● What is being asked:
Go through the material below, count the lines with the word "matplotlib", and reply with the count alone.
+++ Collected data +++
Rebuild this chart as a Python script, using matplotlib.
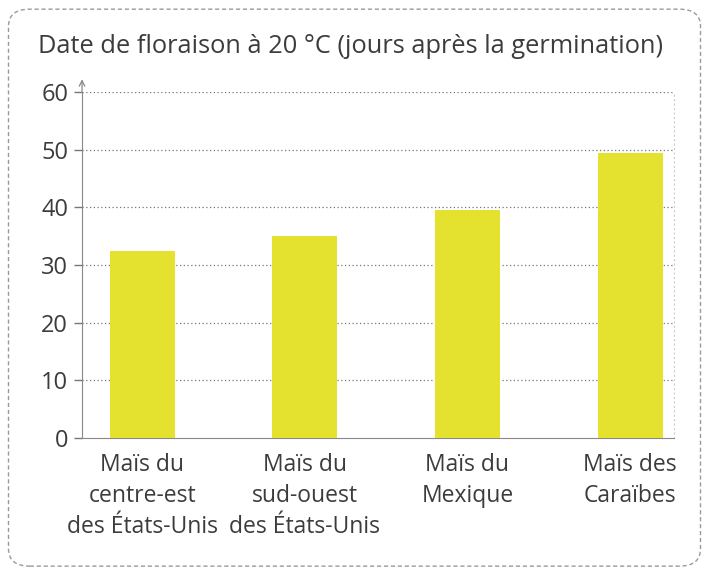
import matplotlib
matplotlib.use("Agg")
import matplotlib.pyplot as plt
from matplotlib.patches import FancyBboxPatch

# data
categories = ["Maïs du\ncentre-est\ndes États-Unis",
              "Maïs du\nsud-ouest\ndes États-Unis",
              "Maïs du\nMexique",
              "Maïs des\nCaraïbes"]
jours = [32.5, 35, 39.5, 49.5]
yticks = [0, 10, 20, 30, 40, 50, 60]

plt.rcParams['font.family'] = ['Open Sans', 'DejaVu Sans']
txt = "#3c3c3c"
bar_col = "#e4e22e"

fig = plt.figure(figsize=(7.09, 5.73), dpi=100)

# rounded dashed frame around everything
frame = FancyBboxPatch((0.012, 0.012), 0.976, 0.972, boxstyle="round,pad=0,rounding_size=0.03",
                       transform=fig.transFigure, facecolor="none", edgecolor="#9a9a9a",
                       linestyle=(0, (3, 2)), linewidth=1.0, zorder=-1)
fig.patches.append(frame)

ax = fig.add_axes([0.1157, 0.2356, 0.835, 0.6038])
ax.set_facecolor("none")

x = list(range(len(categories)))
ax.bar(x, jours, width=0.40, color=bar_col, zorder=3)

ax.set_xlim(-0.37, 3.27)
ax.set_ylim(0, 60)
ax.set_yticks(yticks)
ax.set_xticks(x)
ax.set_xticklabels(categories, fontsize=16.5, color=txt, linespacing=1.38)
ax.tick_params(axis="x", length=0, pad=11)
ax.tick_params(axis="y", length=6, width=1, color="#777777", labelsize=17, labelcolor=txt, pad=4)

for v in yticks[1:]:
    ax.axhline(v, color="#777777", linestyle=(0, (1, 2)), linewidth=0.9, zorder=1)

ax.spines["top"].set_visible(False)
ax.spines["right"].set_color("#cccccc")
ax.spines["right"].set_linestyle((0, (1, 3)))
ax.spines["left"].set_color("#888888")
ax.spines["left"].set_linestyle((0, (2, 1)))
ax.spines["bottom"].set_color("#888888")
ax.spines["bottom"].set_linestyle((0, (2, 1)))

# arrow on top of the y axis
ax.annotate("", xy=(0, 1.045), xytext=(0, 0.99), xycoords="axes fraction",
            arrowprops=dict(arrowstyle="->", color="#888888", lw=0.9))

fig.text(0.054, 0.918, "Date de floraison à 20 °C (jours après la germination)",
         fontsize=18.3, color=txt, ha="left", va="center")

fig.savefig("out.png", dpi=100)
+++
● The reply:
5